» **GIVEN TASK**
Reproduce, word for word, the span of lines starting at the line holding "Clone this chart" and ending at the line holding "const years = d3.range(1969, 2011);". Omit every picture.

» **EXERCISE MATERIAL**
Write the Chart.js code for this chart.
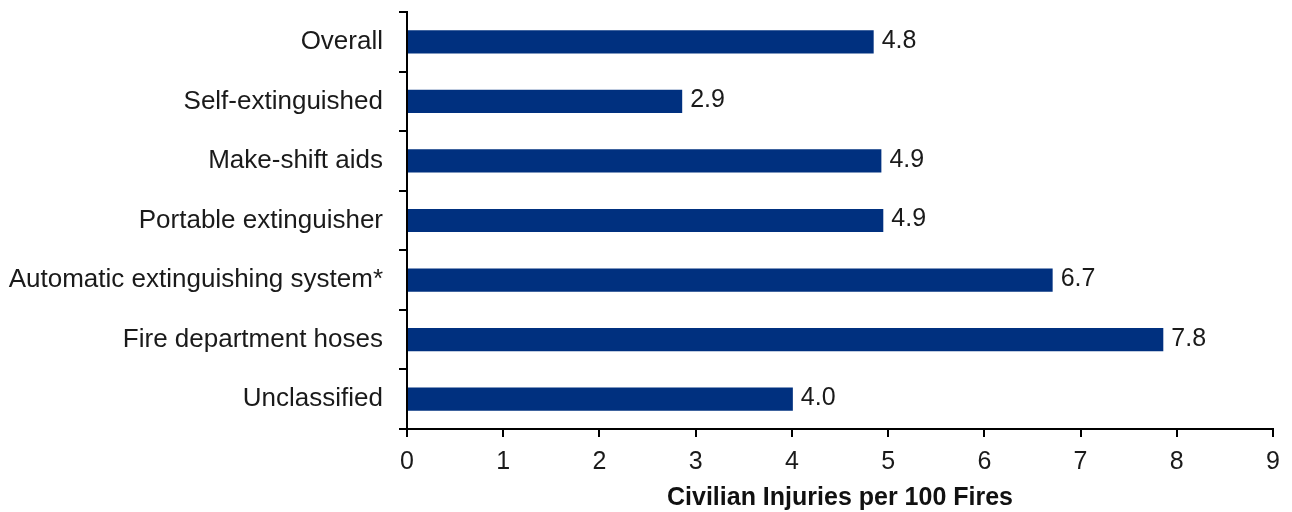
* * *
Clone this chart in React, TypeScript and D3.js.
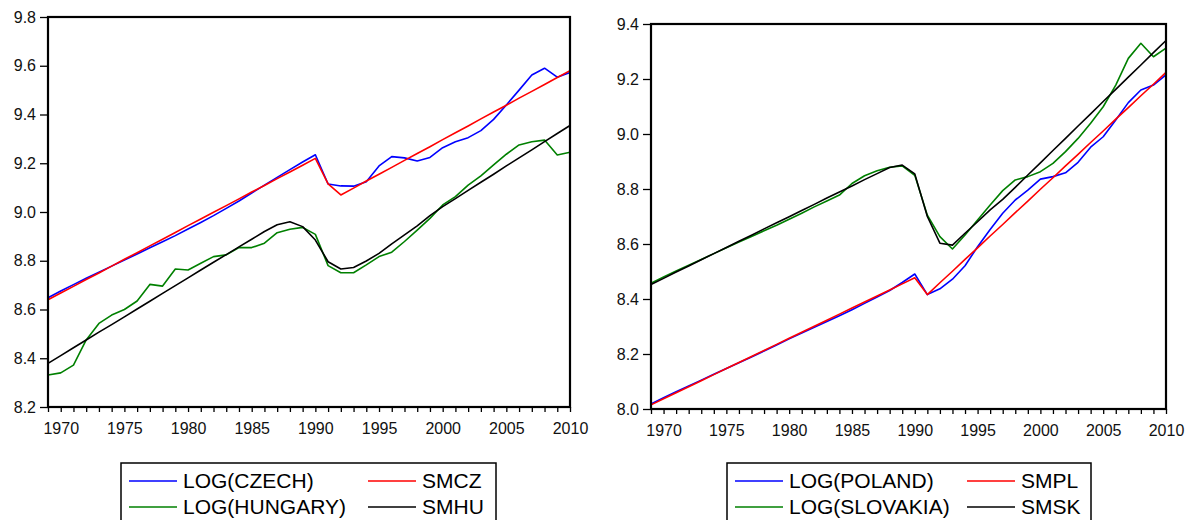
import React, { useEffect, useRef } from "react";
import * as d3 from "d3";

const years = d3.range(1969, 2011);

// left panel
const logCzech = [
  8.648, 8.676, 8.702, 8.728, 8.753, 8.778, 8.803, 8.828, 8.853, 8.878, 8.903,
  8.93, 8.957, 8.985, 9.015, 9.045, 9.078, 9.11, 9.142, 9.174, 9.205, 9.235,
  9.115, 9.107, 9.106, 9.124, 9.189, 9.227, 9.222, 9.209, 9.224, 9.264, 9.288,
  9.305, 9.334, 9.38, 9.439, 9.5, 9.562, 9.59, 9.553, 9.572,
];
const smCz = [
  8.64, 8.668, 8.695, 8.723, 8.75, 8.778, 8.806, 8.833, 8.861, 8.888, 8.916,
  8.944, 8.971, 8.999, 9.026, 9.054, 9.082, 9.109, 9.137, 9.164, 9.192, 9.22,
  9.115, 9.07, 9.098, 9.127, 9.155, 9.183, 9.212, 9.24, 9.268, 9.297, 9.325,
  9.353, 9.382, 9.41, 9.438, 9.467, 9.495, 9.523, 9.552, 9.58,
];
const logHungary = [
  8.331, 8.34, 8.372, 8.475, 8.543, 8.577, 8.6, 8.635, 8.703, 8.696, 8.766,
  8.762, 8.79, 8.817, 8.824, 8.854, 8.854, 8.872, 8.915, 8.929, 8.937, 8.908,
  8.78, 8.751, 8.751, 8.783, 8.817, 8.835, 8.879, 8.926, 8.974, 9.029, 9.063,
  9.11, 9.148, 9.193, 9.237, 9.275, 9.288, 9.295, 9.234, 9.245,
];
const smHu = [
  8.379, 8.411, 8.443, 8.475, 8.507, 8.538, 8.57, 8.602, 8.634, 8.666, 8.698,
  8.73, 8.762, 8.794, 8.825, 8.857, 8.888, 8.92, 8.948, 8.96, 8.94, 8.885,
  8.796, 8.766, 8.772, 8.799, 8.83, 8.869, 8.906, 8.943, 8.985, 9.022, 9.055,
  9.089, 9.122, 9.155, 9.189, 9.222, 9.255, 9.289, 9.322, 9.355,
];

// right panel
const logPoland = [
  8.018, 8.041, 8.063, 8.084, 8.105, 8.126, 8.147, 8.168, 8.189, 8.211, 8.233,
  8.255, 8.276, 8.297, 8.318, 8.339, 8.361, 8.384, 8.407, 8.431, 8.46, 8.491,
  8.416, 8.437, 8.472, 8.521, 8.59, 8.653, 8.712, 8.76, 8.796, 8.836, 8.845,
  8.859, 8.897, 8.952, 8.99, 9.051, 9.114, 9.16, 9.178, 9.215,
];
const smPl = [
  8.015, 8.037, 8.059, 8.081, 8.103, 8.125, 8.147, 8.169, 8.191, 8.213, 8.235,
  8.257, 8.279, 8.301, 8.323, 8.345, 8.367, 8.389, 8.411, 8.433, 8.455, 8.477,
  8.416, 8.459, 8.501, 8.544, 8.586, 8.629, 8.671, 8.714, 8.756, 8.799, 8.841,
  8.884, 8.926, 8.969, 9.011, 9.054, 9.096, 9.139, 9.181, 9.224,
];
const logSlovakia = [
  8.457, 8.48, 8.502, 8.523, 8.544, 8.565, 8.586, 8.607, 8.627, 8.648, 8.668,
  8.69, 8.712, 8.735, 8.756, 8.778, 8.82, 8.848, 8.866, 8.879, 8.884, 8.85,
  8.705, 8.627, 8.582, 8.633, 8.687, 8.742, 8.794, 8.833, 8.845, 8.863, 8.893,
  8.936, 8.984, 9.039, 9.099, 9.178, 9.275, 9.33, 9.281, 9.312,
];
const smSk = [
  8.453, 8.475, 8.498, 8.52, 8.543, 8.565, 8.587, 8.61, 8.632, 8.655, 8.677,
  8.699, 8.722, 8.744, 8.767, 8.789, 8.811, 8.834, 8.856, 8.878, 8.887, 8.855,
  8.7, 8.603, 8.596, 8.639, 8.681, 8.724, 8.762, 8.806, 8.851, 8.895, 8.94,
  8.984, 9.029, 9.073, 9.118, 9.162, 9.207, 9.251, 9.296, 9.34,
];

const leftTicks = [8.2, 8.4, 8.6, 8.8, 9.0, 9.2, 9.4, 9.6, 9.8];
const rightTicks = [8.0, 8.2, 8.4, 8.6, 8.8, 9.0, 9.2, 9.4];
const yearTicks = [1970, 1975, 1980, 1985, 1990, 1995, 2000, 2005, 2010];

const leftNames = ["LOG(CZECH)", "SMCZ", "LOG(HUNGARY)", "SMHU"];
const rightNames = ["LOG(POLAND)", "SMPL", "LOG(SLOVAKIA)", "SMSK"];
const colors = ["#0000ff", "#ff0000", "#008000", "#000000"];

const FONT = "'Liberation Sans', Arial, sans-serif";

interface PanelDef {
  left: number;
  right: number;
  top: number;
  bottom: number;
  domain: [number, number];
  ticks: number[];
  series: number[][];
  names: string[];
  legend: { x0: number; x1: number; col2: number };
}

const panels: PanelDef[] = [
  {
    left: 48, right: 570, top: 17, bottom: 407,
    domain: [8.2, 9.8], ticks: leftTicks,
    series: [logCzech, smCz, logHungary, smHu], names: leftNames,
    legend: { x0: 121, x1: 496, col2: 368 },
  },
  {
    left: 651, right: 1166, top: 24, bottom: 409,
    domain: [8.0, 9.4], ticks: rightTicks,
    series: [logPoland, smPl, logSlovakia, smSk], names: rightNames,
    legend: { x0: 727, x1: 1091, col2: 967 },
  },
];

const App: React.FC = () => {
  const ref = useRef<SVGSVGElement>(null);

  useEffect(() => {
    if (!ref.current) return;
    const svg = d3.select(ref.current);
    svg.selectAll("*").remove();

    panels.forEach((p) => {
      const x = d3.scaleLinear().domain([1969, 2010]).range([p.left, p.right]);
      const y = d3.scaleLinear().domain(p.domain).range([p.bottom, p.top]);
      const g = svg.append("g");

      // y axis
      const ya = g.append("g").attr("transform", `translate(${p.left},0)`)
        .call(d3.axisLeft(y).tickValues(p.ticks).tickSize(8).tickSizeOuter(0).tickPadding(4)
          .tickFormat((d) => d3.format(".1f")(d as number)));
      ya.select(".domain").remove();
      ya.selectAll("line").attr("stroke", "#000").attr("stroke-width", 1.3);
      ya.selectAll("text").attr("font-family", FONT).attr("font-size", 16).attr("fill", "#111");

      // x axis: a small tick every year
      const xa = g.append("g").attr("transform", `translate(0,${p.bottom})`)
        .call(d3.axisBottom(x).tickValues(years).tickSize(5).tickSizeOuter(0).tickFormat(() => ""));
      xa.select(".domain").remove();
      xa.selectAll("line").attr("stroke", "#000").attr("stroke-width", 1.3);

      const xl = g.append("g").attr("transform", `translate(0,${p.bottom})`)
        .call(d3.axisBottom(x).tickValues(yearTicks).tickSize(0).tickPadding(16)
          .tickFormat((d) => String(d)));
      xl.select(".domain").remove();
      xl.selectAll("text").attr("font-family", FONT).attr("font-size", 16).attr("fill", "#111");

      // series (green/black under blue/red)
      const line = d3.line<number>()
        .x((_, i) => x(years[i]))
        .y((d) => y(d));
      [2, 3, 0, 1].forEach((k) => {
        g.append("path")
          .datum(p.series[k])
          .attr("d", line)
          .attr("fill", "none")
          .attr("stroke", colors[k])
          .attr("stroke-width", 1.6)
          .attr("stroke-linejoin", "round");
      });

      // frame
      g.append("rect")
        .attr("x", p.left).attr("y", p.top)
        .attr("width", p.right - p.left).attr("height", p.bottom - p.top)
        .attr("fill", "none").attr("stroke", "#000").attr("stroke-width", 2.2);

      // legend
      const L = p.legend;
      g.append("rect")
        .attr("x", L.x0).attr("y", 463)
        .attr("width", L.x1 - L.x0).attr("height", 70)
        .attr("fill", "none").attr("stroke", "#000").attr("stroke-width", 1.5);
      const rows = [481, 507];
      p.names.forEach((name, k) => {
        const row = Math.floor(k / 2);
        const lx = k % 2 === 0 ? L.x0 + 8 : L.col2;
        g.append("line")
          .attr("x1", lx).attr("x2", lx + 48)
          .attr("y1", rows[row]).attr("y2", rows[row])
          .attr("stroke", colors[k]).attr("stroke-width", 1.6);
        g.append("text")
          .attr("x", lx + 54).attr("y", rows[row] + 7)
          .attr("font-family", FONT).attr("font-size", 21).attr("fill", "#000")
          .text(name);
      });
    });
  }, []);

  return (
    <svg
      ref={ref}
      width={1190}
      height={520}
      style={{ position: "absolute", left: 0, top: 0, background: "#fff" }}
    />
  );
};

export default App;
* * *
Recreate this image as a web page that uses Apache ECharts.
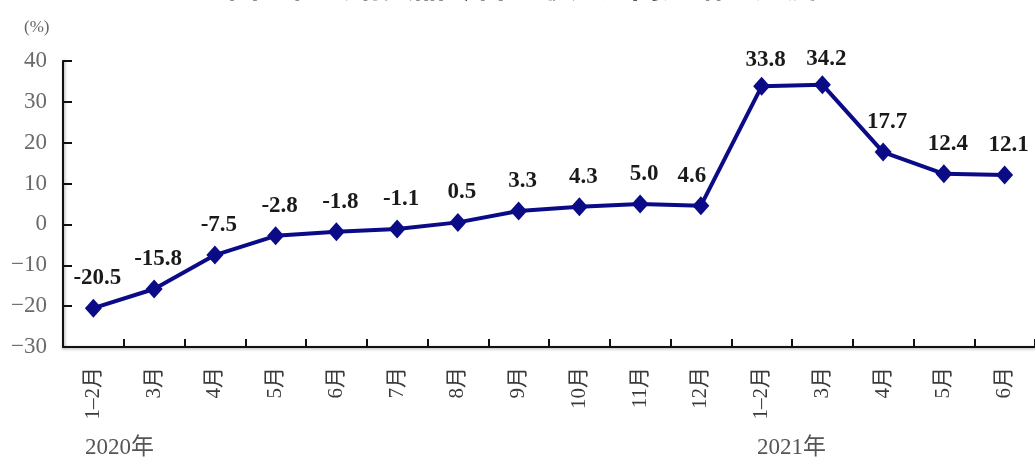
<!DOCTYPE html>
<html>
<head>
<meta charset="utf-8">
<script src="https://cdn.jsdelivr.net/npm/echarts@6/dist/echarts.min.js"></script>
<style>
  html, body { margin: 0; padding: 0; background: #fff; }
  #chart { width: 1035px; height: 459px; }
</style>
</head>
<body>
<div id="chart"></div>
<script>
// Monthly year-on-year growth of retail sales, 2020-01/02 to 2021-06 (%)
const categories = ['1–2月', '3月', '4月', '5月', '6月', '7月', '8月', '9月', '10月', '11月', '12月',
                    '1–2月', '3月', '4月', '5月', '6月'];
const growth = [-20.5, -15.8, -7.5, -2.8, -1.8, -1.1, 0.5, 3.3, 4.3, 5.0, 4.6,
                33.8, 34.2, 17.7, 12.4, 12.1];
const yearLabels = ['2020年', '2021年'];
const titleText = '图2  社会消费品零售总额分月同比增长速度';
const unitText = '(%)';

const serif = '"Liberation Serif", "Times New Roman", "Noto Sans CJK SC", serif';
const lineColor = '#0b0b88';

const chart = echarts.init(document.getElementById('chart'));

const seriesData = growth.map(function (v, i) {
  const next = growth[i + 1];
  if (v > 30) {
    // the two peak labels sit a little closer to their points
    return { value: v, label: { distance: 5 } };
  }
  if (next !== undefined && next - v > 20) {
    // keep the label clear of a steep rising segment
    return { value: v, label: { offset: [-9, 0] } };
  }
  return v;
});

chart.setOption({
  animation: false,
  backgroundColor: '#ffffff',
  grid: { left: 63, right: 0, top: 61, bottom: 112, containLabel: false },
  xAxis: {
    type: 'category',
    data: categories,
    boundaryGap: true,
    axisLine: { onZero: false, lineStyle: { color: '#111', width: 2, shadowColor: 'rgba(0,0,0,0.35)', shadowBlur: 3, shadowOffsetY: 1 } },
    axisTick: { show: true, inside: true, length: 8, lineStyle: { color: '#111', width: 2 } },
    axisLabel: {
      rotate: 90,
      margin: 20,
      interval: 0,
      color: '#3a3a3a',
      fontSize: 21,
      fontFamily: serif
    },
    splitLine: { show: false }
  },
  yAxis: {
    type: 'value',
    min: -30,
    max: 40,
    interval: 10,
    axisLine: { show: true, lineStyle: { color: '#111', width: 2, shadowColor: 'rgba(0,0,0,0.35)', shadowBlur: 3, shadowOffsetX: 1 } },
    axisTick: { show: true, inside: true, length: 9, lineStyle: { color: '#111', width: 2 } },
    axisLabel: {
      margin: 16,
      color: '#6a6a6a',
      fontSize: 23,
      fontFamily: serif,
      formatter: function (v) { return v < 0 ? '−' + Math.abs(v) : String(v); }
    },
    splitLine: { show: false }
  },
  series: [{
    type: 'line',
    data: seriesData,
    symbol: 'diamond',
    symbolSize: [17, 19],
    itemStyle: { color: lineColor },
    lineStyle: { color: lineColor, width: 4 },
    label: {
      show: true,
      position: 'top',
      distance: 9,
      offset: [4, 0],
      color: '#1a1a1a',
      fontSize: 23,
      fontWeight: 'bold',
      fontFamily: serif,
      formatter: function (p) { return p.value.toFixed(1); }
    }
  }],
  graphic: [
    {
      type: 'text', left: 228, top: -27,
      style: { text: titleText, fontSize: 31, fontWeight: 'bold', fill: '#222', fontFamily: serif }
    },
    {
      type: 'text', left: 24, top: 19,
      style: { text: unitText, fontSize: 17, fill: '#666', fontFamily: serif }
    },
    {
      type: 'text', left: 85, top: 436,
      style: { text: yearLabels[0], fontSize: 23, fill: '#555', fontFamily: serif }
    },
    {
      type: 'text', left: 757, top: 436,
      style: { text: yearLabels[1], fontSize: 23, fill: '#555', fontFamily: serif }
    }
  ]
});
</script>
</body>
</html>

» **RESULT OF THE TASK**
Clone this chart in React, TypeScript and D3.js.
import React, { useEffect, useRef } from "react";
import * as d3 from "d3";

const years = d3.range(1969, 2011);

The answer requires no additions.